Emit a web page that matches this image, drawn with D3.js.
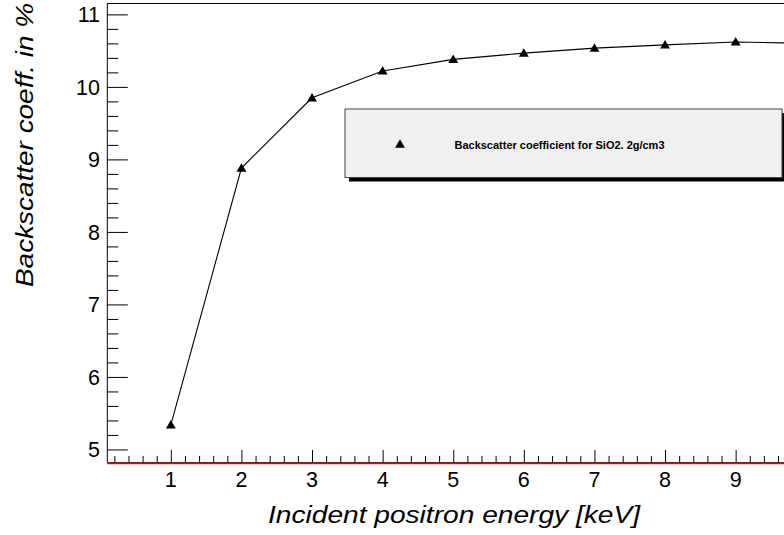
<!DOCTYPE html>
<html>
<head>
<meta charset="utf-8">
<script src="https://cdn.jsdelivr.net/npm/d3@7/dist/d3.min.js"></script>
<style>
  html, body { margin: 0; padding: 0; background: #fff; overflow: hidden; }
  svg { display: block; font-family: "Liberation Sans", Arial, Helvetica, sans-serif; }
</style>
</head>
<body>
<svg id="chart" width="784" height="535"></svg>
<script>
// Backscatter coefficient vs incident positron energy
const energies = [1, 2, 3, 4, 5, 6, 7, 8, 9, 10];
const backscatter = [5.34, 8.88, 9.85, 10.22, 10.38, 10.465, 10.535, 10.58, 10.62, 10.60];
const xTickLabels = ["1", "2", "3", "4", "5", "6", "7", "8", "9"];
const yTickLabels = ["5", "6", "7", "8", "9", "10", "11"];
const seriesName = "Backscatter coefficient for SiO2. 2g/cm3";
const xTitle = "Incident positron energy [keV]";
const yTitle = "Backscatter coeff. in %";

const svg = d3.select("#chart");

const frame = { left: 107.3, top: 3.5, bottom: 462.5 };
const x = d3.scaleLinear().domain([0.1, 10.9]).range([frame.left, frame.left + 10.8 * 70.6]);
const y = d3.scaleLinear().domain([4.82, 11.15]).range([frame.bottom, frame.top]);

const ink = "#000";

// frame lines (top, left)
svg.append("line").attr("x1", frame.left).attr("x2", 900)
  .attr("y1", frame.top).attr("y2", frame.top).attr("stroke", ink).attr("stroke-width", 1);
svg.append("line").attr("x1", frame.left).attr("x2", frame.left)
  .attr("y1", frame.top).attr("y2", frame.bottom).attr("stroke", ink).attr("stroke-width", 1);

// y axis: major and minor ticks pointing into the frame
const yMajor = yTickLabels.map(Number);
const yMinor = d3.range(4.8, 11.2001, 0.2).map(v => +v.toFixed(2))
  .filter(v => v >= 4.82 && v <= 11.15 && !yMajor.includes(v));

const gy = svg.append("g").attr("transform", `translate(${frame.left},0)`)
  .call(d3.axisRight(y).tickValues(yMajor).tickSize(20.5).tickFormat(""));
gy.select(".domain").remove();
gy.selectAll(".tick line").attr("stroke", ink);

const gyMinor = svg.append("g").attr("transform", `translate(${frame.left},0)`)
  .call(d3.axisRight(y).tickValues(yMinor).tickSize(11).tickFormat(""));
gyMinor.select(".domain").remove();
gyMinor.selectAll(".tick line").attr("stroke", ink);

svg.append("g").selectAll("text").data(yTickLabels).join("text")
  .attr("x", 100).attr("y", d => y(+d) + 7.8)
  .attr("text-anchor", "end").attr("font-size", 21.5).attr("fill", ink)
  .text(d => d);

// x axis: major and minor ticks pointing up
const xMajor = d3.range(1, 11);
const xMinor = d3.range(0.2, 10.81, 0.2).map(v => +v.toFixed(2))
  .filter(v => !xMajor.includes(v));

const gx = svg.append("g").attr("transform", `translate(0,${frame.bottom})`)
  .call(d3.axisTop(x).tickValues(xMajor).tickSize(12.5).tickFormat(""));
gx.select(".domain").remove();
gx.selectAll(".tick line").attr("stroke", ink);

const gxMinor = svg.append("g").attr("transform", `translate(0,${frame.bottom})`)
  .call(d3.axisTop(x).tickValues(xMinor).tickSize(6.5).tickFormat(""));
gxMinor.select(".domain").remove();
gxMinor.selectAll(".tick line").attr("stroke", ink);

svg.append("g").selectAll("text").data(xTickLabels).join("text")
  .attr("x", d => x(+d)).attr("y", 487)
  .attr("text-anchor", "middle").attr("font-size", 21.5).attr("fill", ink)
  .text(d => d);

// bottom axis line with the red baseline beneath it
svg.append("line").attr("x1", frame.left).attr("x2", 900)
  .attr("y1", frame.bottom).attr("y2", frame.bottom).attr("stroke", "#333").attr("stroke-width", 1);
svg.append("line").attr("x1", frame.left).attr("x2", 900)
  .attr("y1", frame.bottom + 1).attr("y2", frame.bottom + 1).attr("stroke", "#e00000").attr("stroke-width", 1.6);

// axis titles (wide italic lettering)
svg.append("text").attr("x", 454).attr("y", 523)
  .attr("text-anchor", "middle").attr("font-size", 24).attr("font-style", "italic").attr("fill", ink)
  .attr("textLength", 372).attr("lengthAdjust", "spacingAndGlyphs")
  .text(xTitle);
svg.append("text").attr("transform", "translate(33,145) rotate(-90)")
  .attr("text-anchor", "middle").attr("font-size", 24).attr("font-style", "italic").attr("fill", ink)
  .attr("textLength", 284).attr("lengthAdjust", "spacingAndGlyphs")
  .text(yTitle);

// data: line through the points, triangle markers on top
const pts = energies.map((e, i) => [e, backscatter[i]]);
svg.append("path").datum(pts)
  .attr("d", d3.line().x(d => x(d[0])).y(d => y(d[1])))
  .attr("fill", "none").attr("stroke", ink).attr("stroke-width", 1.1);

const tri = d3.symbol().type(d3.symbolTriangle).size(42);
svg.append("g").selectAll("path").data(pts).join("path")
  .attr("transform", d => `translate(${x(d[0])},${y(d[1]) + 0.8})`)
  .attr("d", tri).attr("fill", ink);

// legend box with drop shadow
const lg = { x: 345, y: 109, w: 437, h: 68.5 };
svg.append("rect").attr("x", lg.x + 4).attr("y", lg.y + 4).attr("width", lg.w).attr("height", lg.h).attr("fill", "#000");
svg.append("rect").attr("x", lg.x).attr("y", lg.y).attr("width", lg.w).attr("height", lg.h)
  .attr("fill", "#f0f0f0").attr("stroke", "#444").attr("stroke-width", 1);
svg.append("path").attr("transform", `translate(400,145)`).attr("d", tri).attr("fill", ink);
svg.append("text").attr("x", 454.5).attr("y", 148.5)
  .attr("font-size", 11).attr("font-weight", "bold").attr("fill", ink)
  .attr("textLength", 210).attr("lengthAdjust", "spacingAndGlyphs")
  .text(seriesName);
</script>
</body>
</html>
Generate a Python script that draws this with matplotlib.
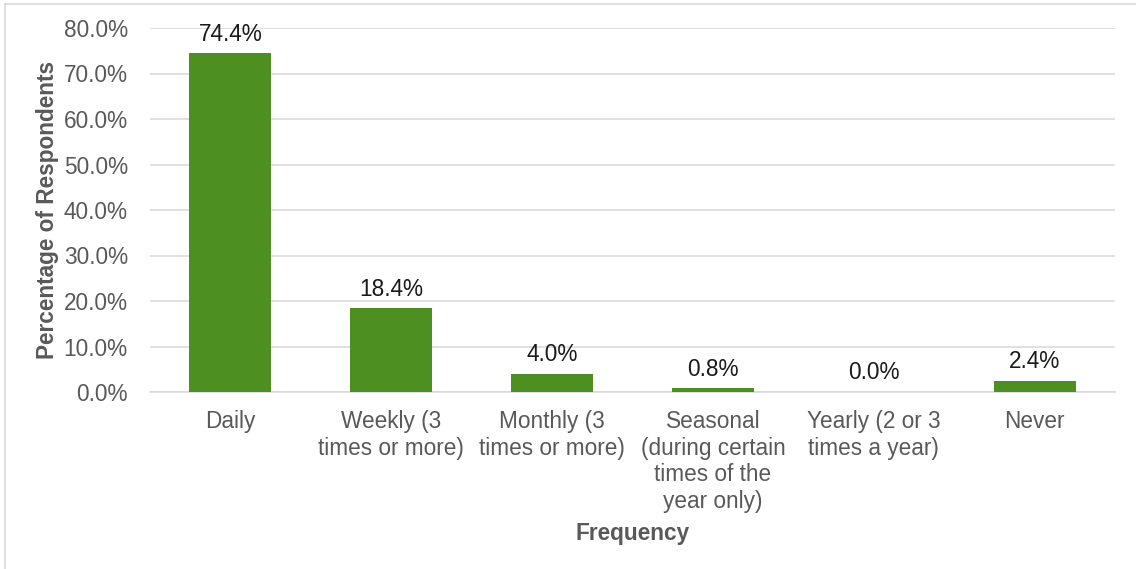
import matplotlib
matplotlib.use("Agg")
import matplotlib.pyplot as plt
from matplotlib.ticker import FuncFormatter

plt.rcParams['font.family'] = ['Liberation Sans', 'DejaVu Sans']

categories = [
    "Daily",
    "Weekly (3\ntimes or more)",
    "Monthly (3\ntimes or more)",
    "Seasonal\n(during certain\ntimes of the\nyear only)",
    "Yearly (2 or 3\ntimes a year)",
    "Never",
]
percentages = [74.4, 18.4, 4.0, 0.8, 0.0, 2.4]
y_ticks = [0, 10, 20, 30, 40, 50, 60, 70, 80]

W, H = 1136, 569
FS = 16.3
fig = plt.figure(figsize=(W / 100, H / 100), dpi=100)
fig.patch.set_facecolor("white")

# thin frame along the top and left edges of the figure
fig.add_artist(plt.Line2D([5 / W, 5 / W], [0, 1 - 4 / H], transform=fig.transFigure,
                          color="#d9d9d9", lw=1.2))
fig.add_artist(plt.Line2D([5 / W, 1], [1 - 4 / H, 1 - 4 / H], transform=fig.transFigure,
                          color="#d9d9d9", lw=1.2))

left, right, bottom, top = 150, 1115, 392, 28
ax = fig.add_axes([left / W, (H - bottom) / H, (right - left) / W, (bottom - top) / H])

x = range(len(categories))
bars = ax.bar(x, percentages, width=0.51, color="#4e8f22", zorder=3)

for xi, v in zip(x, percentages):
    ax.annotate(f"{v:.1f}%", xy=(xi, v), xytext=(0, 5.5), textcoords="offset points",
                ha="center", va="bottom", fontsize=FS, color="#1a1a1a")

ax.set_xlim(-0.5, len(categories) - 0.5)
ax.set_ylim(0, 80)
ax.set_yticks(y_ticks)
ax.yaxis.set_major_formatter(FuncFormatter(lambda v, p: f"{v:.1f}%"))
ax.grid(axis="y", color="#d9d9d9", lw=1.1, zorder=0)
ax.set_axisbelow(True)

for s in ["top", "right", "left"]:
    ax.spines[s].set_visible(False)
ax.spines["bottom"].set_color("#d9d9d9")
ax.spines["bottom"].set_linewidth(1.1)

ax.set_xticks(list(x))
ax.set_xticklabels(categories, linespacing=1.2)
ax.tick_params(axis="both", length=0, labelsize=FS, labelcolor="#595959")
ax.tick_params(axis="x", pad=13)
ax.tick_params(axis="y", pad=16)

ax.set_ylabel("Percentage of Respondents", fontsize=FS, fontweight="bold", color="#595959")
ax.yaxis.set_label_coords(-0.106, 0.5)
ax.yaxis.label.set_va("center")
ax.set_xlabel("Frequency", fontsize=FS, fontweight="bold", color="#595959")
ax.xaxis.set_label_coords(0.5, -0.39)
ax.xaxis.label.set_va("center")

fig.savefig("out.png", dpi=100, facecolor="white")
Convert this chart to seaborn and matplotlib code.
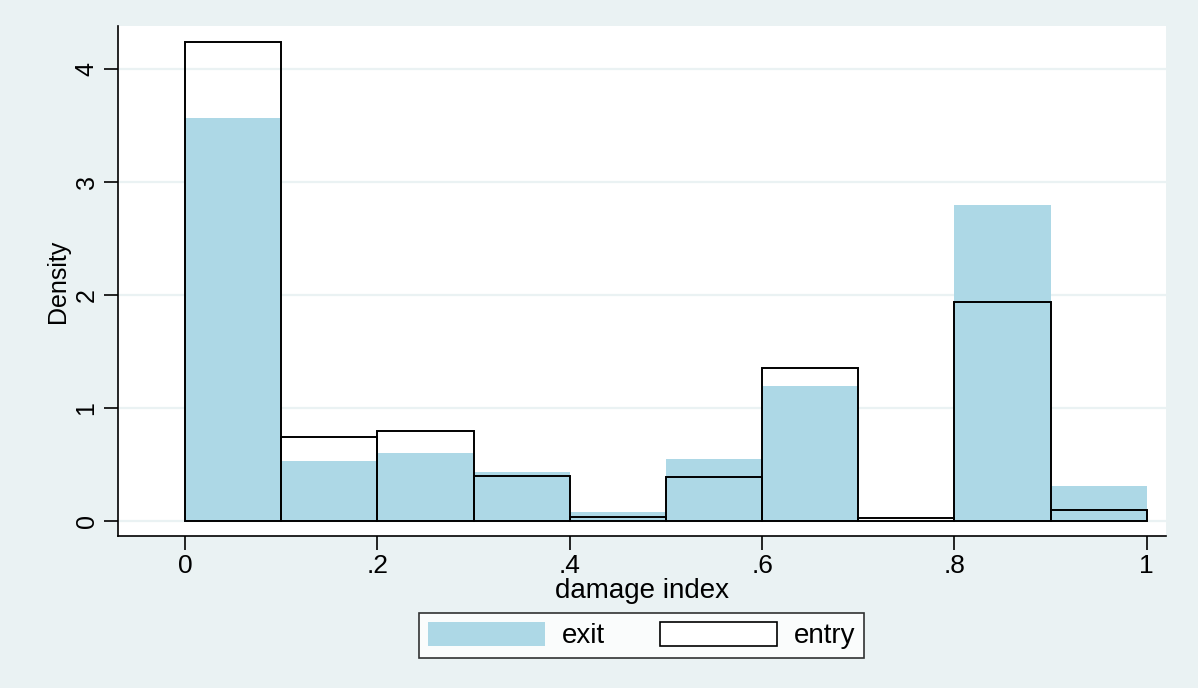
import numpy as np
import pandas as pd
import seaborn as sns
import matplotlib
matplotlib.use("Agg")
import matplotlib.pyplot as plt
from matplotlib.patches import Patch

# Data (density per bin, bins of width 0.1 on [0, 1])
bin_edges = [0.0, 0.1, 0.2, 0.3, 0.4, 0.5, 0.6, 0.7, 0.8, 0.9, 1.0]
exit_density = [3.57, 0.53, 0.60, 0.43, 0.08, 0.55, 1.195, 0.0, 2.80, 0.31]
entry_density = [4.24, 0.743, 0.80, 0.40, 0.035, 0.39, 1.354, 0.027, 1.94, 0.10]
x_ticks = [0, 0.2, 0.4, 0.6, 0.8, 1.0]
x_ticklabels = ["0", ".2", ".4", ".6", ".8", "1"]
y_ticks = [0, 1, 2, 3, 4]
y_ticklabels = ["0", "1", "2", "3", "4"]

sns.set_style("white")
plt.rcParams["font.family"] = ["Liberation Sans", "DejaVu Sans"]
plt.rcParams["text.color"] = "black"
plt.rcParams["axes.labelcolor"] = "black"
plt.rcParams["xtick.color"] = "black"
plt.rcParams["ytick.color"] = "black"

BG = "#eaf2f3"
FILL = "#add8e6"
FS_H = 19   # horizontal text
FS_V = 18   # rotated text

centers = [(a + b) / 2 for a, b in zip(bin_edges[:-1], bin_edges[1:])]
df_exit = pd.DataFrame({"x": centers, "w": exit_density})
df_entry = pd.DataFrame({"x": centers, "w": entry_density})

fig = plt.figure(figsize=(11.98, 6.88), dpi=100, facecolor=BG)
ax = fig.add_axes([118 / 1198, 1 - 536 / 688, (1166 - 118) / 1198, (536 - 26) / 688])
ax.set_facecolor("white")

for yv in y_ticks:
    ax.axhline(yv, color=BG, lw=1.6, zorder=0.5)

sns.histplot(data=df_exit, x="x", weights="w", bins=bin_edges, stat="count",
             color=FILL, alpha=1, edgecolor="none", linewidth=0, ax=ax, zorder=2)
sns.histplot(data=df_entry, x="x", weights="w", bins=bin_edges, stat="count",
             fill=False, color="black", edgecolor="black", linewidth=1.4, ax=ax,
             zorder=3, element="bars")

ax.set_xlim(-0.0697, 1.02)
ax.set_ylim(-0.133, 4.38)
ax.set_xticks(x_ticks)
ax.set_xticklabels(x_ticklabels, fontsize=FS_H)
ax.set_yticks(y_ticks)
ax.set_yticklabels(y_ticklabels, fontsize=FS_V, rotation=90, va="center")
ax.tick_params(axis="both", which="major", direction="out", length=10, width=1.2,
               color="black", left=True, bottom=True, labelcolor="black")
ax.tick_params(axis="x", pad=3)
ax.tick_params(axis="y", pad=4)
ax.grid(False)

for side in ["top", "right"]:
    ax.spines[side].set_visible(False)
for side in ["left", "bottom"]:
    ax.spines[side].set_visible(True)
    ax.spines[side].set_color("black")
    ax.spines[side].set_linewidth(1.2)

ax.set_xlabel("damage index", fontsize=20, labelpad=0, color="black")
ax.set_ylabel("Density", fontsize=FS_V, labelpad=3, color="black")

handles = [Patch(facecolor=FILL, edgecolor="none", label="exit"),
           Patch(facecolor="white", edgecolor="black", linewidth=1.2, label="entry")]
leg = fig.legend(handles=handles, loc="center", bbox_to_anchor=(0.5355, 0.0763),
                 ncol=2, frameon=True, fancybox=False, shadow=False, fontsize=20,
                 handlelength=4.2, handleheight=0.95, handletextpad=0.6,
                 columnspacing=2.0, borderpad=0.33, borderaxespad=0)
leg.get_frame().set_edgecolor("black")
leg.get_frame().set_linewidth(1.2)
leg.get_frame().set_facecolor("white")
for t in leg.get_texts():
    t.set_color("black")

fig.savefig("out.png", dpi=100, facecolor=BG)
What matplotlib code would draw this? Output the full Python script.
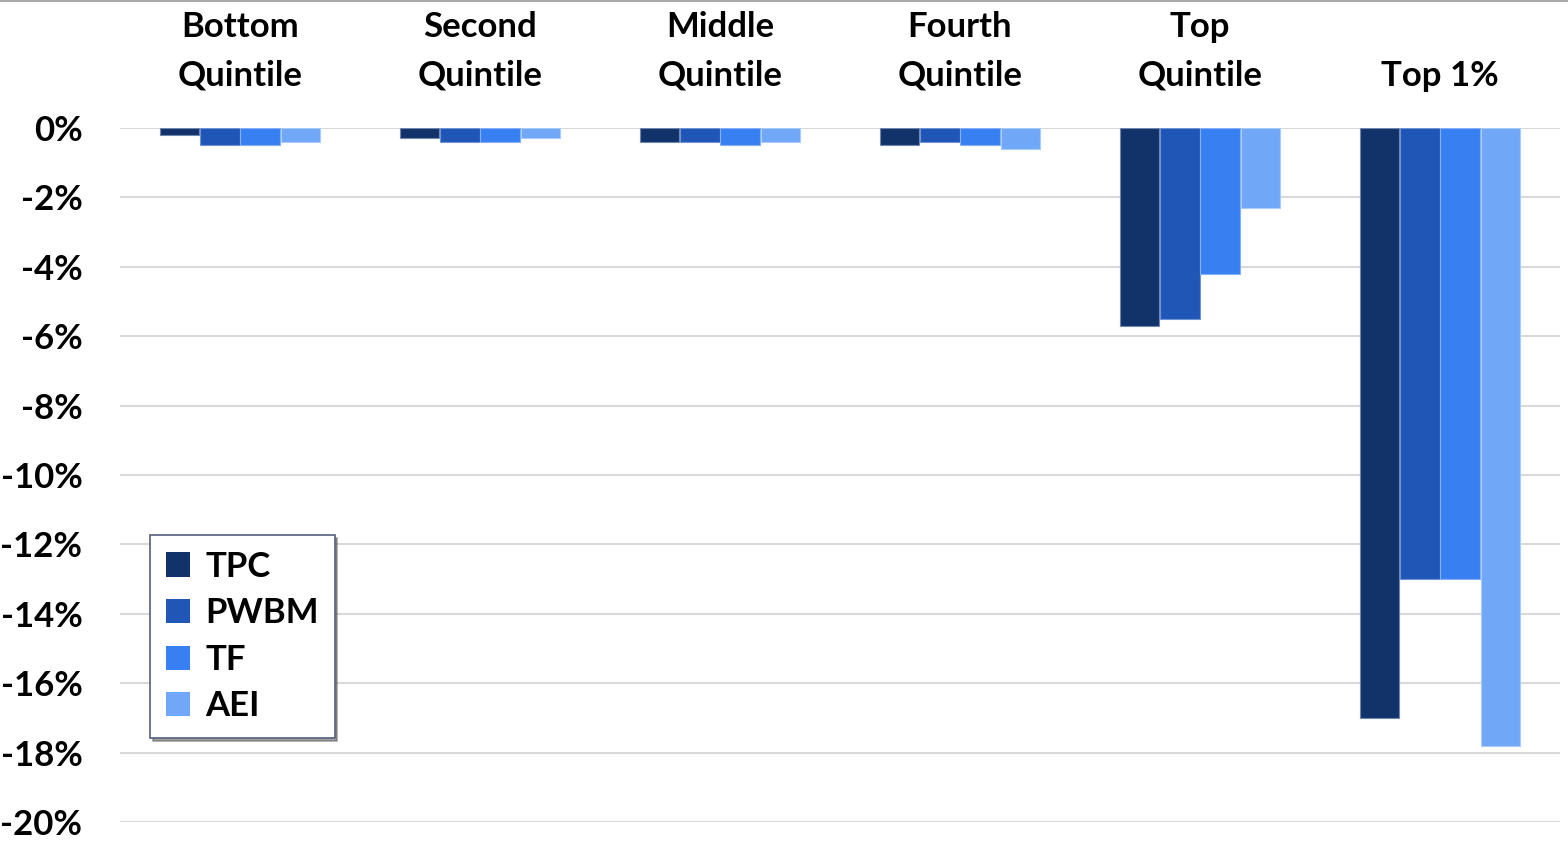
import matplotlib
matplotlib.use("Agg")
import matplotlib.pyplot as plt
import numpy as np

categories = ["Bottom\nQuintile", "Second\nQuintile", "Middle\nQuintile",
              "Fourth\nQuintile", "Top\nQuintile", "Top 1%"]
series_names = ["TPC", "PWBM", "TF", "AEI"]
tpc = [-0.2, -0.3, -0.4, -0.5, -5.7, -17.0]
pwbm = [-0.5, -0.4, -0.4, -0.4, -5.5, -13.0]
tf = [-0.5, -0.4, -0.5, -0.5, -4.2, -13.0]
aei = [-0.4, -0.3, -0.4, -0.6, -2.3, -17.8]
yticks = [0, -2, -4, -6, -8, -10, -12, -14, -16, -18, -20]

colors = ["#12336A", "#2057B6", "#3880F2", "#70A8F7"]
edges = ["#6F86AE", "#6F93D6", "#86B0F5", "#A9CBFA"]

plt.rcParams['font.family'] = ['Lato', 'DejaVu Sans']
plt.rcParams['font.weight'] = 'bold'

fig = plt.figure(figsize=(15.68, 8.43), dpi=100)
ax = fig.add_axes([120/1568, 21/843, 1440/1568, 694/843])

x = np.arange(len(categories))
w = 0.163
offsets = [-1.5, -0.5, 0.5, 1.5]
for i, (vals, name) in enumerate(zip([tpc, pwbm, tf, aei], series_names)):
    ax.bar(x + offsets[i] * (w + 0.004), vals, width=w, color=colors[i],
           edgecolor=edges[i], linewidth=0.8, label=name, zorder=3)

ax.set_xlim(-0.5, len(categories) - 0.5)
ax.set_ylim(-20, 0)
ax.set_yticks(yticks)
ax.set_yticklabels([f"{v}%" for v in yticks], fontsize=25, fontweight='bold')
ax.yaxis.grid(True, color="#D9D9D9", linewidth=1.5, zorder=0)
ax.set_axisbelow(True)
ax.tick_params(axis='y', length=0, pad=27)

ax.xaxis.tick_top()
ax.set_xticks(x)
ax.set_xticklabels(categories, fontsize=25, fontweight='bold', linespacing=1.66)
ax.tick_params(axis='x', length=0, pad=26)

for s in ax.spines.values():
    s.set_visible(False)

leg = ax.legend(loc='upper left', bbox_to_anchor=(0.0208, 0.4135),
                fontsize=25, frameon=True, fancybox=False, shadow=True,
                handlelength=0.7, handleheight=0.7, handletextpad=0.45,
                labelspacing=0.42, borderpad=0.45, borderaxespad=0)
leg.get_frame().set_edgecolor("#55607A")
leg.get_frame().set_linewidth(1.2)
for t in leg.get_texts():
    t.set_fontweight('bold')
for h in leg.legend_handles:
    h.set_linewidth(0)

fig.add_artist(plt.Line2D([0, 1], [0.999, 0.999], color="#AAAAAA", linewidth=1.5,
                          transform=fig.transFigure))

fig.savefig("out.png", dpi=100)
--*--
# REQUIREMENTS
Write out word for word the lines above that run from the one with "Generate a Python" to the one with "plt.rcParams['font.family'] = ['Liberation". Include both end lines; exclude the images.

# ANSWER
Generate a Python script that draws this with matplotlib.
import matplotlib
matplotlib.use("Agg")
import matplotlib.pyplot as plt
from matplotlib.ticker import FuncFormatter

plt.rcParams['font.family'] = ['Liberation Sans', 'DejaVu Sans']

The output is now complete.